All pictures are to be skipped; retype only the lines from the top of the entries through the line with "from matplotlib.ticker import MultipleLocator, FuncFormatter", both included.

PROVIDED ENTRIES |

---*---

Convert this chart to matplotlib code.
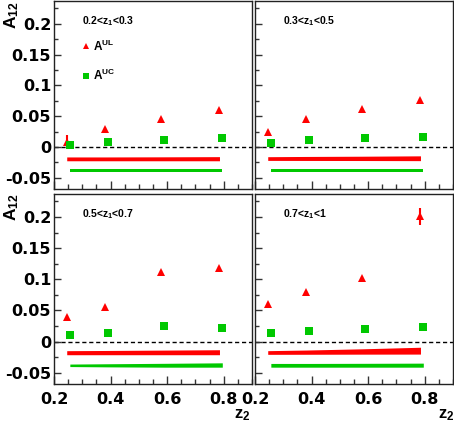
import matplotlib
matplotlib.use("Agg")
import matplotlib.pyplot as plt
from matplotlib.lines import Line2D
from matplotlib.ticker import MultipleLocator, FuncFormatter

plt.rcParams['font.family'] = ['DejaVu Sans']
plt.rcParams['mathtext.fontset'] = 'custom'
plt.rcParams['mathtext.rm'] = 'Liberation Sans'
plt.rcParams['mathtext.bf'] = 'Liberation Sans:bold'
plt.rcParams['mathtext.it'] = 'Liberation Sans:italic'

# ---------------- data ----------------
bin_labels = [r'0.2<z$_\mathbf{1}$<0.3', r'0.3<z$_\mathbf{1}$<0.5',
              r'0.5<z$_\mathbf{1}$<0.7', r'0.7<z$_\mathbf{1}$<1']
z2_ul = [0.245, 0.380, 0.580, 0.785]
z2_uc = [0.256, 0.390, 0.590, 0.795]

a_ul = [[0.009, 0.029, 0.046, 0.060],
        [0.025, 0.046, 0.061, 0.077],
        [0.039, 0.056, 0.112, 0.118],
        [0.060, 0.079, 0.102, 0.201]]
a_ul_err = [[0.010, 0.003, 0.003, 0.003],
            [0.003, 0.003, 0.003, 0.003],
            [0.003, 0.003, 0.003, 0.003],
            [0.003, 0.003, 0.003, 0.014]]
a_uc = [[0.003, 0.0075, 0.012, 0.0145],
        [0.006, 0.0115, 0.015, 0.017],
        [0.010, 0.0135, 0.025, 0.0225],
        [0.0145, 0.0177, 0.020, 0.0237]]
a_uc_err = [[0.002, 0.002, 0.002, 0.002],
            [0.002, 0.002, 0.002, 0.002],
            [0.002, 0.002, 0.002, 0.002],
            [0.002, 0.002, 0.002, 0.004]]

# systematic bands (upper, lower edges at each z2 point)
sys_ul_hi = [[-0.016, -0.016, -0.0158, -0.0155],
             [-0.0156, -0.0152, -0.0148, -0.0142],
             [-0.0145, -0.0142, -0.0136, -0.013],
             [-0.0145, -0.0135, -0.0115, -0.009]]
sys_ul_lo = [[-0.0222, -0.0222, -0.0222, -0.0222],
             [-0.0216, -0.0217, -0.0218, -0.022],
             [-0.021, -0.021, -0.021, -0.021],
             [-0.0204, -0.0203, -0.0201, -0.020]]
sys_uc_hi = [[-0.035, -0.035, -0.035, -0.035],
             [-0.035, -0.035, -0.035, -0.035],
             [-0.036, -0.0355, -0.0348, -0.034],
             [-0.035, -0.035, -0.0348, -0.0345]]
sys_uc_lo = [[-0.041, -0.041, -0.041, -0.041],
             [-0.041, -0.041, -0.041, -0.041],
             [-0.040, -0.0405, -0.041, -0.041],
             [-0.041, -0.041, -0.041, -0.041]]

RED = '#ff0000'
GREEN = '#00c800'

W, H = 454, 424
fig = plt.figure(figsize=(W / 100, H / 100), dpi=100)

def frac_rect(x0, y0, x1, y1):
    return [x0 / W, 1 - y1 / H, (x1 - x0) / W, (y1 - y0) / H]

rects = [frac_rect(54, 1, 252, 189), frac_rect(255, 1, 453, 189),
         frac_rect(54, 194, 252, 384), frac_rect(255, 194, 453, 384)]

fmt = FuncFormatter(lambda v, p: ('%g' % round(v, 4)) if abs(v) > 1e-9 else '0')

for i in range(4):
    ax = fig.add_axes(rects[i])
    ax.set_xlim(0.2, 0.9)
    ax.set_ylim(-0.068, 0.237)
    ax.axhline(0, color='black', lw=1.0, ls=(0, (3, 2)), zorder=1)

    ax.fill_between(z2_ul, sys_ul_lo[i], sys_ul_hi[i], color=RED, lw=0, zorder=2)
    ax.fill_between(z2_uc, sys_uc_lo[i], sys_uc_hi[i], color=GREEN, lw=0, zorder=2)

    ax.errorbar(z2_ul, a_ul[i], yerr=a_ul_err[i], fmt='^', color=RED, ms=6,
                mew=0, elinewidth=1.5, capsize=0, zorder=3)
    ax.errorbar(z2_uc, a_uc[i], yerr=a_uc_err[i], fmt='s', color=GREEN, ms=5.5,
                mew=0, elinewidth=1.5, capsize=0, zorder=3)

    ax.xaxis.set_major_locator(MultipleLocator(0.2))
    ax.xaxis.set_minor_locator(MultipleLocator(0.05))
    ax.yaxis.set_major_locator(MultipleLocator(0.05))
    ax.yaxis.set_minor_locator(MultipleLocator(0.025))
    ax.tick_params(which='both', direction='in', top=False, right=False, color='#333333')
    ax.tick_params(which='major', length=5, width=1)
    ax.tick_params(which='minor', length=3, width=1)
    ax.tick_params(axis='x', which='both', length=6)
    ax.tick_params(axis='x', which='minor', length=3.5)
    ax.tick_params(axis='x', pad=6)
    ax.tick_params(axis='y', pad=2)
    for s in ax.spines.values():
        s.set_linewidth(1.0)
        s.set_color('#222222')

    if i % 2 == 0:
        ax.yaxis.set_major_formatter(fmt)
        for lab in ax.get_yticklabels():
            lab.set_fontweight('bold')
            lab.set_fontsize(11.5)
    else:
        ax.set_yticklabels([])
    if i >= 2:
        ax.xaxis.set_major_formatter(fmt)
        for lab in ax.get_xticklabels():
            lab.set_fontweight('bold')
            lab.set_fontsize(11.5)
    else:
        ax.set_xticklabels([])

    ax.text(0.14, 0.895, bin_labels[i], transform=ax.transAxes,
            fontsize=7.5, fontweight='bold', family='Liberation Sans',
            ha='left', va='center')

    if i == 0:
        handles = [Line2D([], [], marker='^', color=RED, ls='none', ms=4.5, mew=0),
                   Line2D([], [], marker='s', color=GREEN, ls='none', ms=4.5, mew=0)]
        ax.legend(handles, [r'$\mathbf{A^{UL}}$', r'$\mathbf{A^{UC}}$'],
                  loc='upper left', bbox_to_anchor=(0.095, 0.845), frameon=False,
                  fontsize=8.5, handlelength=0.8, handletextpad=0.25,
                  labelspacing=1.2, borderpad=0.2)

fig.text(2 / W, 1 - 1 / H, r'$\mathbf{A_{12}}$', rotation=90, ha='left', va='top', fontsize=12.5)
fig.text(2 / W, 1 - 193 / H, r'$\mathbf{A_{12}}$', rotation=90, ha='left', va='top', fontsize=12.5)
fig.text(242 / W, 1 / H, r'$\mathbf{z_2}$', ha='center', va='bottom', fontsize=12)
fig.text(446 / W, 1 / H, r'$\mathbf{z_2}$', ha='center', va='bottom', fontsize=12)

fig.savefig('out.png', dpi=100)
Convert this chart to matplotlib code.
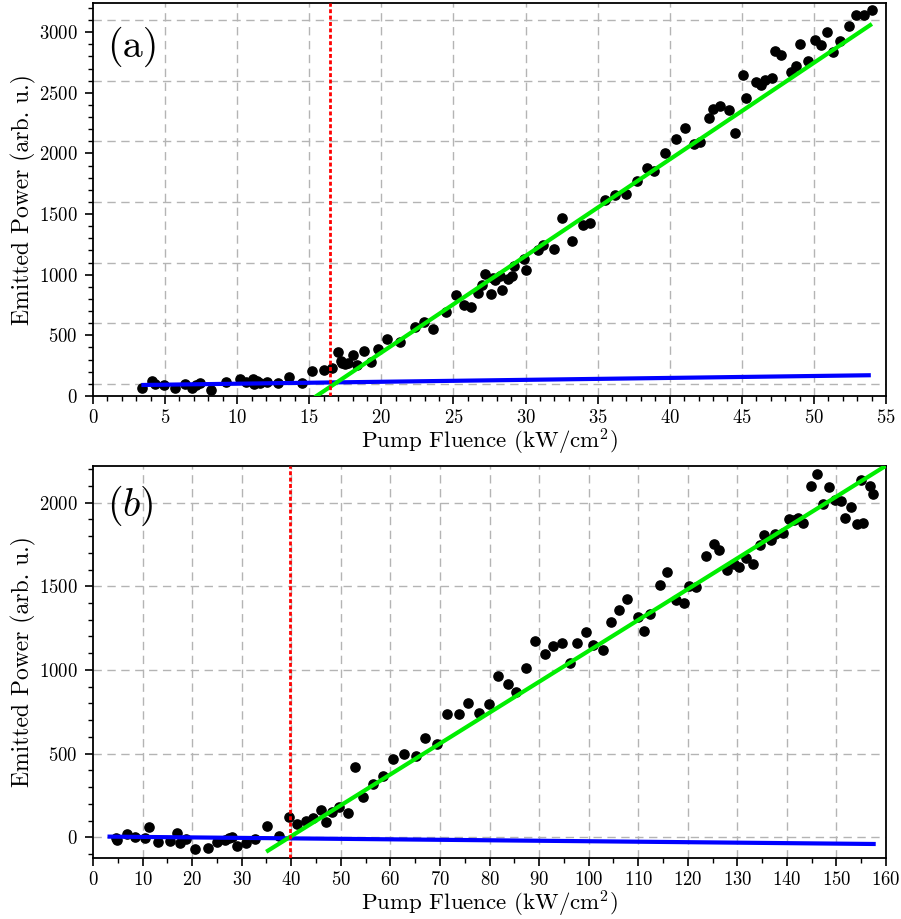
import matplotlib
matplotlib.use('Agg')
import matplotlib.pyplot as plt
from matplotlib.ticker import MultipleLocator

plt.rcParams['font.family'] = 'serif'
plt.rcParams['font.serif'] = ['cmr10']
plt.rcParams['mathtext.fontset'] = 'cm'
plt.rcParams['axes.formatter.use_mathtext'] = True

# panel (a) measured points
a_x = [3.4, 4.1, 4.3, 4.9, 5.7, 6.4, 6.9, 7.15, 7.4, 8.2,
       9.2, 10.2, 10.6, 11.1, 11.2, 11.4, 11.6, 12.1, 12.85, 13.6,
       14.5, 15.2, 16.0, 16.6, 17.0, 17.2, 17.3, 17.5, 17.7, 18.0,
       18.3, 18.8, 19.3, 19.8, 20.4, 21.3, 22.3, 22.95, 23.6, 24.5,
       25.2, 25.7, 26.2, 26.7, 27.0, 27.2, 27.6, 27.75, 27.9, 28.2,
       28.35, 28.8, 29.05, 29.2, 29.9, 30.05, 30.85, 31.2, 32.0, 32.5,
       33.2, 33.95, 34.5, 35.5, 36.2, 37.0, 37.7, 38.45, 38.9, 39.7,
       40.4, 41.05, 41.7, 42.1, 42.75, 43.0, 43.5, 44.1, 44.5, 45.1,
       45.3, 46.0, 46.3, 46.6, 47.1, 47.3, 47.7, 48.4, 48.75, 49.0,
       49.6, 50.05, 50.5, 50.9, 51.3, 51.8, 52.4, 52.9, 53.5, 54.0]
a_y = [66, 123, 96, 90, 66, 99, 66, 90, 107, 49,
       118, 137, 118, 140, 96, 123, 104, 115, 107, 156,
       104, 203, 214, 233, 359, 290, 268, 263, 274, 337,
       252, 375, 277, 386, 466, 444, 567, 614, 553, 696,
       830, 753, 734, 852, 912, 1002, 838, 975, 959, 989,
       873, 961, 989, 1074, 1126, 1038, 1202, 1247, 1214, 1466,
       1274, 1411, 1424, 1616, 1660, 1665, 1775, 1876, 1852, 2003,
       2118, 2206, 2076, 2095, 2292, 2364, 2391, 2361, 2169, 2649,
       2455, 2588, 2564, 2602, 2624, 2843, 2810, 2670, 2720, 2906,
       2761, 2936, 2895, 3002, 2835, 2931, 3049, 3142, 3139, 3183]

# panel (a) fits and threshold
a_below_x = [3.5, 53.8]
a_below_y = [91, 171]
a_above_x = [15.5, 53.9]
a_above_y = [0, 3058]
a_thresh = 16.45

# panel (b) measured points
b_x = [4.7, 4.9, 6.8, 8.4, 10.5, 11.4, 13.2, 15.6, 16.9, 17.6,
       18.8, 20.5, 23.2, 25.1, 26.7, 27.5, 28.1, 29.0, 30.9, 32.7,
       35.1, 37.5, 39.5, 41.2, 42.9, 44.3, 46.0, 47.0, 48.3, 49.7,
       51.5, 52.9, 54.5, 56.4, 58.5, 60.5, 62.7, 65.1, 67.0, 69.5,
       71.4, 73.9, 75.6, 77.8, 79.8, 81.7, 83.7, 85.4, 87.4, 89.2,
       91.1, 92.9, 94.6, 96.2, 97.7, 99.5, 100.9, 102.8, 104.5, 106.1,
       107.7, 110.0, 111.1, 112.4, 114.3, 115.9, 117.6, 119.2, 120.3, 121.7,
       123.7, 125.3, 126.2, 127.9, 129.4, 130.4, 131.7, 133.1, 134.5, 135.3,
       136.7, 137.5, 139.2, 140.4, 141.4, 142.2, 143.3, 144.9, 146.1, 147.3,
       148.4, 149.7, 151.0, 151.8, 152.9, 154.1, 154.9, 155.4, 156.7, 157.3]
b_y = [-2, -16, 18, 2, -6, 62, -28, -22, 24, -34,
       -12, -72, -62, -28, -16, -2, 2, -50, -32, -12,
       68, 8, 124, 81, 97, 114, 163, 93, 150, 183,
       144, 420, 239, 320, 368, 470, 498, 484, 594, 559,
       738, 738, 802, 745, 795, 966, 915, 870, 1010, 1171,
       1097, 1145, 1161, 1040, 1161, 1227, 1150, 1119, 1285, 1358,
       1422, 1319, 1235, 1336, 1506, 1584, 1416, 1399, 1502, 1498,
       1682, 1754, 1719, 1600, 1634, 1618, 1667, 1635, 1745, 1807,
       1775, 1810, 1820, 1904, 1894, 1910, 1880, 2101, 2170, 1990,
       2096, 2018, 2010, 1909, 1972, 1874, 2133, 1877, 2101, 2053]

b_below_x = [3.35, 157.5]
b_below_y = [4, -40]
b_above_x = [35.3, 160]
b_above_y = [-80, 2221]
b_thresh = 39.65

grid_kw = dict(color='#b4b4b4', linestyle=(0, (6, 4)), linewidth=1.0, zorder=0)
thresh_kw = dict(color='red', linestyle=(0, (1.4, 0.9)), linewidth=2.0, zorder=5)

fig = plt.figure(figsize=(9.01, 9.19), dpi=100)
ax1 = fig.add_axes([0.1032, 0.5691, 0.8802, 0.4276])
ax2 = fig.add_axes([0.1032, 0.0667, 0.8802, 0.4266])


def style_axis(ax):
    ax.tick_params(which='major', direction='out', length=6, width=1.2, labelsize=13.5, pad=3.5)
    ax.tick_params(axis='y', which='major', pad=5)
    ax.tick_params(which='minor', direction='out', length=3.5, width=1.0)
    ax.tick_params(top=False, right=False)
    for s in ax.spines.values():
        s.set_linewidth(1.3)
    ax.set_xlabel('Pump Fluence (kW/cm$^2$)', fontsize=16.5, labelpad=0)
    ax.set_ylabel('Emitted Power (arb. u.)', fontsize=17, labelpad=2)


# ---- panel (a)
ax1.scatter(a_x, a_y, s=44, color='black', zorder=3)
ax1.plot(a_below_x, a_below_y, color='#0000ff', linewidth=3, zorder=4)
ax1.plot(a_above_x, a_above_y, color='#00ee00', linewidth=3, zorder=4)
ax1.axvline(a_thresh, **thresh_kw)
ax1.set_xlim(0, 55)
ax1.set_ylim(0, 3240)
ax1.xaxis.set_major_locator(MultipleLocator(5))
ax1.xaxis.set_minor_locator(MultipleLocator(1))
ax1.yaxis.set_major_locator(MultipleLocator(500))
ax1.yaxis.set_minor_locator(MultipleLocator(100))
for gx in range(5, 55, 5):
    ax1.axvline(gx, **grid_kw)
for gy in range(100, 3200, 500):
    ax1.axhline(gy, **grid_kw)
ax1.text(0.018, 0.94, '(a)', transform=ax1.transAxes, fontsize=29,
         ha='left', va='top')
style_axis(ax1)

# ---- panel (b)
ax2.scatter(b_x, b_y, s=44, color='black', zorder=3)
ax2.plot(b_below_x, b_below_y, color='#0000ff', linewidth=3, zorder=4)
ax2.plot(b_above_x, b_above_y, color='#00ee00', linewidth=3, zorder=4)
ax2.axvline(b_thresh, **thresh_kw)
ax2.set_xlim(0, 160)
ax2.set_ylim(-122, 2221)
ax2.xaxis.set_major_locator(MultipleLocator(10))
ax2.xaxis.set_minor_locator(MultipleLocator(5))
ax2.yaxis.set_major_locator(MultipleLocator(500))
ax2.yaxis.set_minor_locator(MultipleLocator(100))
for gx in range(10, 160, 10):
    ax2.axvline(gx, **grid_kw)
for gy in range(0, 2221, 500):
    ax2.axhline(gy, **grid_kw)
ax2.text(0.018, 0.955, '$(b)$', transform=ax2.transAxes, fontsize=29,
         ha='left', va='top')
style_axis(ax2)

fig.savefig('out.png', dpi=100)
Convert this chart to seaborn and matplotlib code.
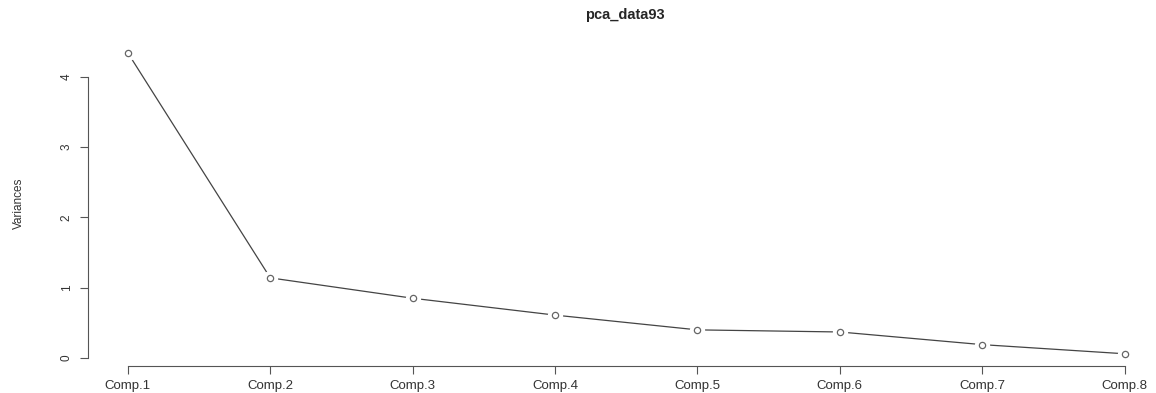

---*---

EXERCISE SOLUTION |
Convert this chart to matplotlib code.
import matplotlib
matplotlib.use("Agg")
import matplotlib.pyplot as plt
from matplotlib.lines import Line2D
from matplotlib.ticker import MultipleLocator, FuncFormatter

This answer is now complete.